Patricia: I guess one of the biggest challenges is always funding, so we haven't had any increases in our funding here for over eight years and that makes it really difficult because inflation goes up, prices...our food budget has gone up exponentially. Thankfully, we have a wonderful fundraising team and they are excellent at getting us additional funds and those funds allow us to do really interesting and helpful things for the women. This summer we took them away to camp for a few days and we took them on a number of trips to Wasaga Beach and to Saint Jacobs, and Elora and Niagara Falls - so day trips, and then we partnered with an organization called Streets to Trail and the women are taken out of the city and go on hikes and they love it - just to get out of the city and be in nature for a day or longer. It is a wonderful activity for them so the funding is the big issue.
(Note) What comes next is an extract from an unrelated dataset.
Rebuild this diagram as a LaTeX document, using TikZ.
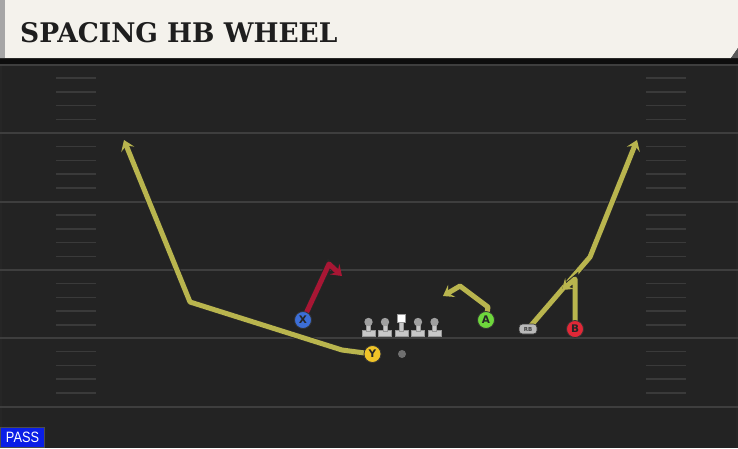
\documentclass[tikz,border=0pt]{standalone}
\usepackage{fontspec}
\usetikzlibrary{arrows.meta}
\newfontfamily\titlefont{DejaVu Serif}
\newfontfamily\labelfont{DejaVu Sans}
\newfontfamily\passfont{Liberation Sans}
\definecolor{fieldbg}{RGB}{35,35,35}
\definecolor{yardc}{RGB}{62,62,62}
\definecolor{hashc}{RGB}{58,58,58}
\definecolor{headerc}{RGB}{244,242,236}
\definecolor{titlec}{RGB}{30,30,30}
\definecolor{olive}{RGB}{185,181,78}
\definecolor{redroute}{RGB}{168,22,52}
\definecolor{xblue}{RGB}{60,110,215}
\definecolor{yyellow}{RGB}{240,196,40}
\definecolor{agreen}{RGB}{110,215,60}
\definecolor{bred}{RGB}{225,40,55}
\definecolor{passblue}{RGB}{10,30,230}
\definecolor{linegray}{RGB}{200,200,200}
\definecolor{headgray}{RGB}{160,160,160}
\pgfdeclarelayer{bg}
\pgfdeclarelayer{routes}
\pgfsetlayers{bg,routes,main}
\tikzset{
  yardline/.style={draw=yardc, line width=2pt},
  hashline/.style={draw=hashc, line width=1.5pt},
  route/.style={line width=5pt, line join=round, draw=olive,
    -{Stealth[length=10pt,width=14pt,inset=4pt]},
    preaction={draw=black!85, line width=6.8pt, -{Stealth[length=11.5pt,width=16pt,inset=4.5pt]}}},
  redpath/.style={route, draw=redroute},
  player/.style={circle, minimum size=17pt, inner sep=0pt, draw=black!80, line width=0.8pt,
    font=\labelfont\bfseries\fontsize{10.5}{10.5}\selectfont, text=black!85},
  lineman/.style={fill=linegray, draw=black!40, line width=0.3pt},
}
\begin{document}
\begin{tikzpicture}[x=1pt,y=-1pt]
\useasboundingbox (0,0) rectangle (738,448);
\begin{pgfonlayer}{bg}
\fill[fieldbg] (0,0) rectangle (738,448);
\fill[black!90!gray] (0,58) rectangle (738,64);
\fill[headerc] (0,0) -- (738,0) -- (738,48) -- (731,58) -- (0,58) -- cycle;
\fill[gray!70] (0,0) rectangle (5,58);
\fill[black!65] (738,48) -- (731,58) -- (738,58) -- cycle;
\fill[black!70!gray] (0,64) rectangle (2,428);
\fill[black!70!gray] (736,64) rectangle (738,448);
\draw[yardline] (0,64.5) -- (738,64.5);
\foreach \yy in {133,201.5,270,338,407}
  \draw[yardline] (0,\yy) -- (738,\yy);
\foreach \b in {64.5,133,201.5,270,338}
  \foreach \k in {1,...,4} {
    \draw[hashline] (56,{\b+\k*13.7}) -- (96,{\b+\k*13.7});
    \draw[hashline] (646,{\b+\k*13.7}) -- (686,{\b+\k*13.7});
  }
\end{pgfonlayer}

\node[anchor=base west, inner sep=0pt, font=\titlefont\bfseries\fontsize{27}{27}\selectfont, text=titlec] (title) at (20,42) {\scalebox{0.98}[1]{SPACING HB WHEEL}};

\node[fill=passblue, draw=black!70, line width=1pt, anchor=south west, minimum width=44pt, minimum height=20pt, inner sep=0pt, text=white, font=\passfont\fontsize{15}{15}\selectfont] (pass) at (0,448) {\scalebox{0.85}[1]{PASS}};

% linemen
\foreach \lx in {368.5,385,418,434.5} {
  \fill[lineman] (\lx-6.5,330.5) rectangle (\lx+6.5,336);
  \fill[lineman] (\lx-2,325) rectangle (\lx+2,331);
  \fill[headgray] (\lx,322) circle (4.2pt);
}
\fill[lineman] (401.5-6.5,330.5) rectangle (401.5+6.5,336);
\fill[lineman] (401.5-2,322) rectangle (401.5+2,331);
\fill[white, draw=black!40, line width=0.3pt] (397.5,314) rectangle (405.5,322);
\node[circle, fill=gray!75!black!90, minimum size=8pt, inner sep=0pt] (ball) at (402,354) {};

% players
\node[player, fill=xblue] (X) at (303,320) {X};
\node[player, fill=yyellow] (Y) at (372.5,354) {Y};
\node[player, fill=agreen] (A) at (486,320) {A};
\node[player, fill=bred] (B) at (575,329) {B};
\node[draw=black!80, fill=gray!55, rounded corners=3.5pt, minimum width=18pt, minimum height=10pt, inner sep=0pt, line width=0.6pt,
  font=\labelfont\bfseries\fontsize{5.5}{6}\selectfont, text=black!75] (RB) at (528,329) {RB};

% route points
\coordinate (y1) at (342,350);
\coordinate (y2) at (190,302);
\coordinate (y3) at (124,140);
\coordinate (x1) at (329,264);
\coordinate (x2) at (342,276);
\coordinate (a0) at (488,307);
\coordinate (a1) at (460,286);
\coordinate (a2) at (443,296);
\coordinate (r1) at (590,257);
\coordinate (r2) at (637,140);
\coordinate (b1) at (575,279);
\coordinate (b2) at (562,290);

\begin{pgfonlayer}{routes}
\draw[route] (Y.center) -- (y1) -- (y2) -- (y3);
\draw[redpath] (X.center) -- (x1) -- (x2);
\draw[route] (A.center) -- (a0) -- (a1) -- (a2);
\draw[route] (RB.center) -- (r1) -- (r2);
\draw[route] (B.center) -- (b1) -- (b2);
\end{pgfonlayer}
\end{tikzpicture}
\end{document}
Carol: Do you have any advice for people who are under these circumstances who want to approach Sistering?
Patricia : Yes, I would say that if you want to approach us, to come in and you’ll find a very friendly ear, people will be very willing to help you. I have one story that will explain us. Shortly after I came to Sistering a woman came to my door and she said I'd like to talk with you I am too embarrassed to talk with you, but I need to talk with you. So she came in and she said she had left an abusive relationship and she had been sleeping in a McDonalds for three nights, she was tired, she was hungry and she needed help, but she didn't know what to do, so I went and I got one of our staff to come down and the staff put their arm around her and said let´s go get you a nice hot shower, some clean clothes, we'll get you lunch and then we’ll work on what we need to do. She was with us not for a long time and got on her feet and got some help.
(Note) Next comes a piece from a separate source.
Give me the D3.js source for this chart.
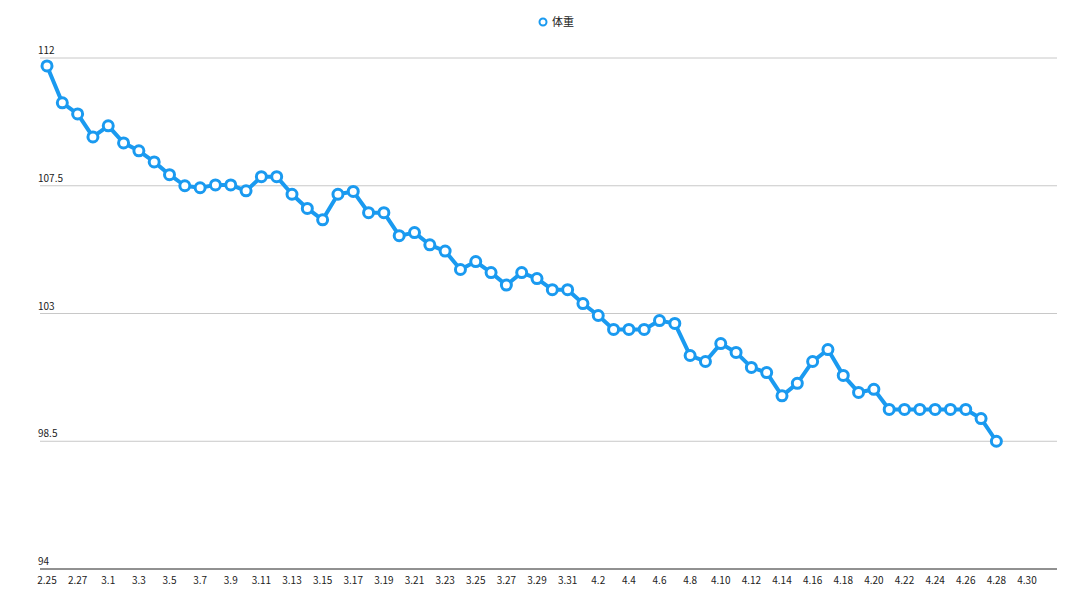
<!DOCTYPE html><html><head><meta charset="utf-8"><script src="https://cdn.jsdelivr.net/npm/d3@7"></script>
<style>body{margin:0;background:#fff}text{font-family:"Noto Sans CJK SC","Noto Sans",sans-serif}</style></head><body><svg id="c" width="1080" height="605"></svg><script>
const categories=[];
const months=[[2,25,28],[3,1,31],[4,1,30]];
months.forEach(([m,a,b])=>{for(let d=a;d<=b;d++)categories.push(m+"."+d);});
const weight=[111.72,110.42,110.03,109.22,109.61,109.01,108.73,108.34,107.89,107.5,107.43,107.53,107.53,107.32,107.82,107.82,107.2,106.7,106.3,107.2,107.3,106.55,106.55,105.74,105.85,105.42,105.2,104.55,104.83,104.44,104.0,104.44,104.23,103.84,103.84,103.35,102.93,102.44,102.44,102.44,102.75,102.65,101.52,101.31,101.94,101.63,101.1,100.92,100.1,100.54,101.31,101.73,100.82,100.22,100.33,99.62,99.62,99.62,99.62,99.62,99.62,99.3,98.5];
const yTicks=[94,98.5,103,107.5,112];
const svg=d3.select("#c");
const x=d3.scalePoint().domain(categories).range([47,1027]);
const y=d3.scaleLinear().domain([94,112]).range([569,58]);
const c="#1a9af0";
svg.selectAll(".g").data(yTicks.slice(1)).join("line").attr("x1",40).attr("x2",1057).attr("y1",d=>y(d)).attr("y2",d=>y(d)).attr("stroke","#c8c8c8").attr("stroke-width",1);
svg.append("line").attr("x1",40).attr("x2",1057).attr("y1",y(94)).attr("y2",y(94)).attr("stroke","#222");
svg.selectAll(".yl").data(yTicks).join("text").attr("x",38).attr("y",d=>y(d)-4).attr("font-size",10).attr("fill","#222").text(d=>d);
svg.selectAll(".xl").data(categories.filter((d,i)=>i%2==0)).join("text").attr("x",d=>x(d)).attr("y",584).attr("text-anchor","middle").attr("font-size",10).attr("fill","#222").text(d=>d);
svg.append("path").datum(weight).attr("d",d3.line().x((d,i)=>x(categories[i])).y(d=>y(d))).attr("fill","none").attr("stroke",c).attr("stroke-width",4).attr("stroke-linejoin","round");
svg.selectAll(".p").data(weight).join("circle").attr("cx",(d,i)=>x(categories[i])).attr("cy",d=>y(d)).attr("r",5).attr("fill","#fff").attr("stroke",c).attr("stroke-width",3);
svg.append("circle").attr("cx",543).attr("cy",22).attr("r",3.5).attr("fill","#fff").attr("stroke",c).attr("stroke-width",2);
svg.append("text").attr("x",552).attr("y",26).attr("font-size",11).attr("fill","#222").text("体重");
</script></body></html>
This experience stayed with me a lot, because it was shortly after I came here and the woman was so much in need, but she needed us, but she didn't want to need us. She needed us and we were able to help her get back on her feet and off she goes.
Carol: Where is Sistering located? Do you have a website or social media that people can follow you?
Patricia: We have two locations, one at 962 Bloor Street West, which is on Bloor between Ossington and Dovercourt and then we have another location in Parkdale at Cowan Avenue and Queen and it is open Monday to Friday from 9AM to 2PM and the people who go there are primarily seniors.
Our website and our twitter and facebook account is @Sisteringto. We try to keep everybody informed.
Carol: What is next for Sistering?
Patricia: Sistering is always at capacity or higher and the city of Toronto is opening up a new women shelter and Sistering has applied to run it. It's on Davenport at Avenue Road. We have applied and the city is announcing on October 1st who will get to operate it and if we are successful then we will take the Sistering drop-in model and apply it to the shelter, so it will be low barrier harm reduction based, trauma informed and anti-oppressive. Women would be able to come and go as they want … throughout the night, there won’t be curfews. We'd have space for them to come in and have a coffee or sandwich and there would be real beds to sleep in and we'll have doctors and psychiatrists again and psychotherapists. All the kinds of resources we have here we’ll have there.
Sistering is a place in where women have the opportunity to learn different skills, find a job, and get back on their feet but it is also a special place where women can find the freedom to find themselves, to take a breath, heal and learn something useful that will help them to their life.